## DIRECTION
Reproduce the listing word for word. Skip any image.
⁂
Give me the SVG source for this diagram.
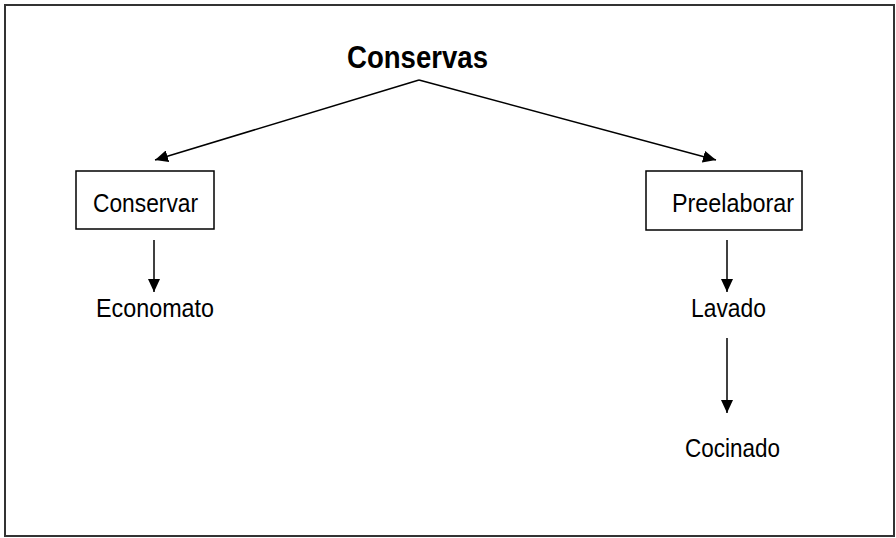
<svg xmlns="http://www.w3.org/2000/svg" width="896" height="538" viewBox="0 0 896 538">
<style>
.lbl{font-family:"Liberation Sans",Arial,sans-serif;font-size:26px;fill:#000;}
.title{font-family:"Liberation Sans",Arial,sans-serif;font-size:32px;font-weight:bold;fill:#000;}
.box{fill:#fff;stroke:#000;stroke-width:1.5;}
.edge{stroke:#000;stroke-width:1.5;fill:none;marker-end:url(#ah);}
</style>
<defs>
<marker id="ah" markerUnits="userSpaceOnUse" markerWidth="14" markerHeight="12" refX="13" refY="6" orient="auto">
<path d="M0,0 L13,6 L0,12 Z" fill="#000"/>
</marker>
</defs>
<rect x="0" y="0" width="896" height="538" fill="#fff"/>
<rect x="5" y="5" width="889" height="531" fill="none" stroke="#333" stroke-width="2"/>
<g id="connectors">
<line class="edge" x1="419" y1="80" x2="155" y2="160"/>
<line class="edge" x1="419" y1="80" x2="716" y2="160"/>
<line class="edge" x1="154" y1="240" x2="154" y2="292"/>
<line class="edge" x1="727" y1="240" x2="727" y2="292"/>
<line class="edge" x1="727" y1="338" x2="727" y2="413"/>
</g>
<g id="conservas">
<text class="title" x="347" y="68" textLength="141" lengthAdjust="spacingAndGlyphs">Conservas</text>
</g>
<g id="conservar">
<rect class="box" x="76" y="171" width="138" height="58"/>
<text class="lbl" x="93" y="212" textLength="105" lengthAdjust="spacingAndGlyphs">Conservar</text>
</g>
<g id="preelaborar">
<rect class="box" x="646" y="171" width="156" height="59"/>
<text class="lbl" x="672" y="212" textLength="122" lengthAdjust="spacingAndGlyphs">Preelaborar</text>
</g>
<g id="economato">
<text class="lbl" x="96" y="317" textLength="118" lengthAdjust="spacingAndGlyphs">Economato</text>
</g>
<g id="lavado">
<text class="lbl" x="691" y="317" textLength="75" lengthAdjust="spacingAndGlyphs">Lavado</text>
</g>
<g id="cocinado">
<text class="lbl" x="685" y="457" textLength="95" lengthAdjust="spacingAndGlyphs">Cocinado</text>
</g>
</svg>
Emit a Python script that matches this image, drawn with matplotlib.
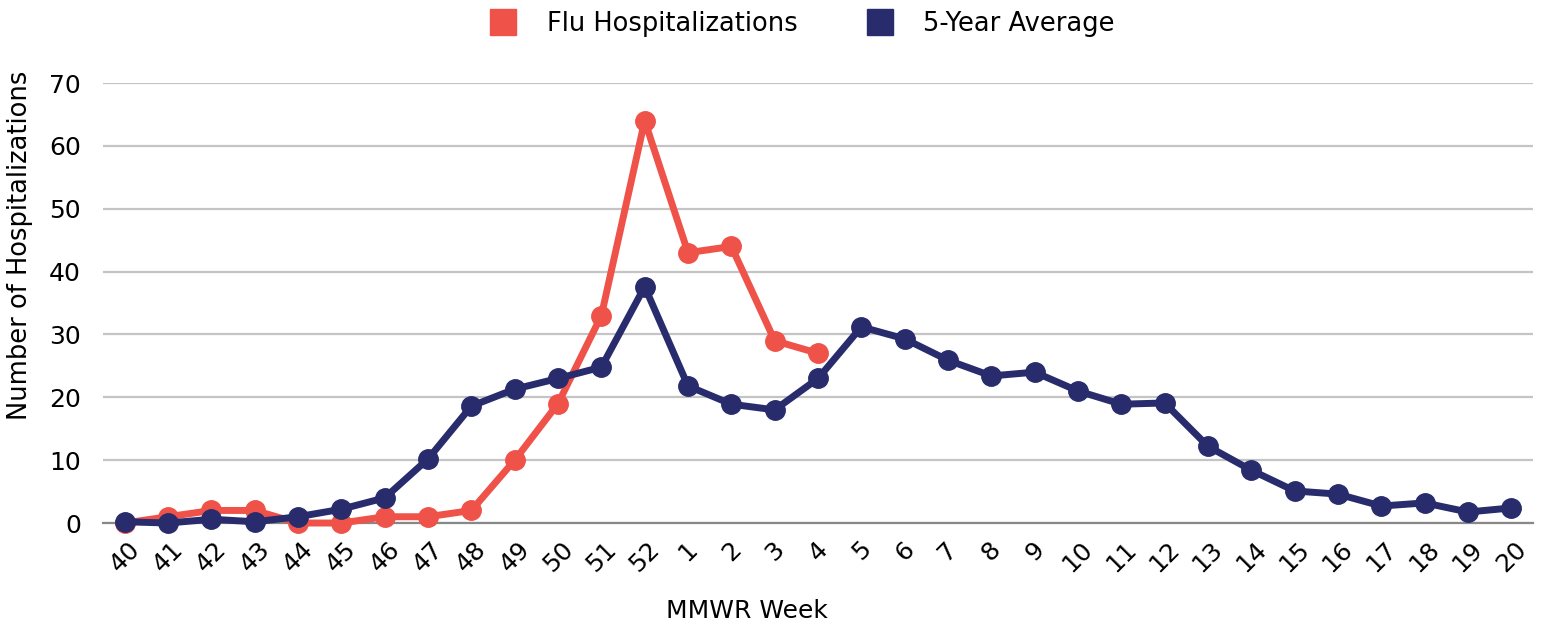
⁂
## COMPLETED EXERCISE
Give me the SVG source for this diagram.
<svg xmlns="http://www.w3.org/2000/svg" width="896" height="538" viewBox="0 0 896 538">
<style>
.lbl{font-family:"Liberation Sans",Arial,sans-serif;font-size:26px;fill:#000;}
.title{font-family:"Liberation Sans",Arial,sans-serif;font-size:32px;font-weight:bold;fill:#000;}
.box{fill:#fff;stroke:#000;stroke-width:1.5;}
.edge{stroke:#000;stroke-width:1.5;fill:none;marker-end:url(#ah);}
</style>
<defs>
<marker id="ah" markerUnits="userSpaceOnUse" markerWidth="14" markerHeight="12" refX="13" refY="6" orient="auto">
<path d="M0,0 L13,6 L0,12 Z" fill="#000"/>
</marker>
</defs>
<rect x="0" y="0" width="896" height="538" fill="#fff"/>
<rect x="5" y="5" width="889" height="531" fill="none" stroke="#333" stroke-width="2"/>
<g id="connectors">
<line class="edge" x1="419" y1="80" x2="155" y2="160"/>
<line class="edge" x1="419" y1="80" x2="716" y2="160"/>
<line class="edge" x1="154" y1="240" x2="154" y2="292"/>
<line class="edge" x1="727" y1="240" x2="727" y2="292"/>
<line class="edge" x1="727" y1="338" x2="727" y2="413"/>
</g>
<g id="conservas">
<text class="title" x="347" y="68" textLength="141" lengthAdjust="spacingAndGlyphs">Conservas</text>
</g>
<g id="conservar">
<rect class="box" x="76" y="171" width="138" height="58"/>
<text class="lbl" x="93" y="212" textLength="105" lengthAdjust="spacingAndGlyphs">Conservar</text>
</g>
<g id="preelaborar">
<rect class="box" x="646" y="171" width="156" height="59"/>
<text class="lbl" x="672" y="212" textLength="122" lengthAdjust="spacingAndGlyphs">Preelaborar</text>
</g>
<g id="economato">
<text class="lbl" x="96" y="317" textLength="118" lengthAdjust="spacingAndGlyphs">Economato</text>
</g>
<g id="lavado">
<text class="lbl" x="691" y="317" textLength="75" lengthAdjust="spacingAndGlyphs">Lavado</text>
</g>
<g id="cocinado">
<text class="lbl" x="685" y="457" textLength="95" lengthAdjust="spacingAndGlyphs">Cocinado</text>
</g>
</svg>
Emit a Python script that matches this image, drawn with matplotlib.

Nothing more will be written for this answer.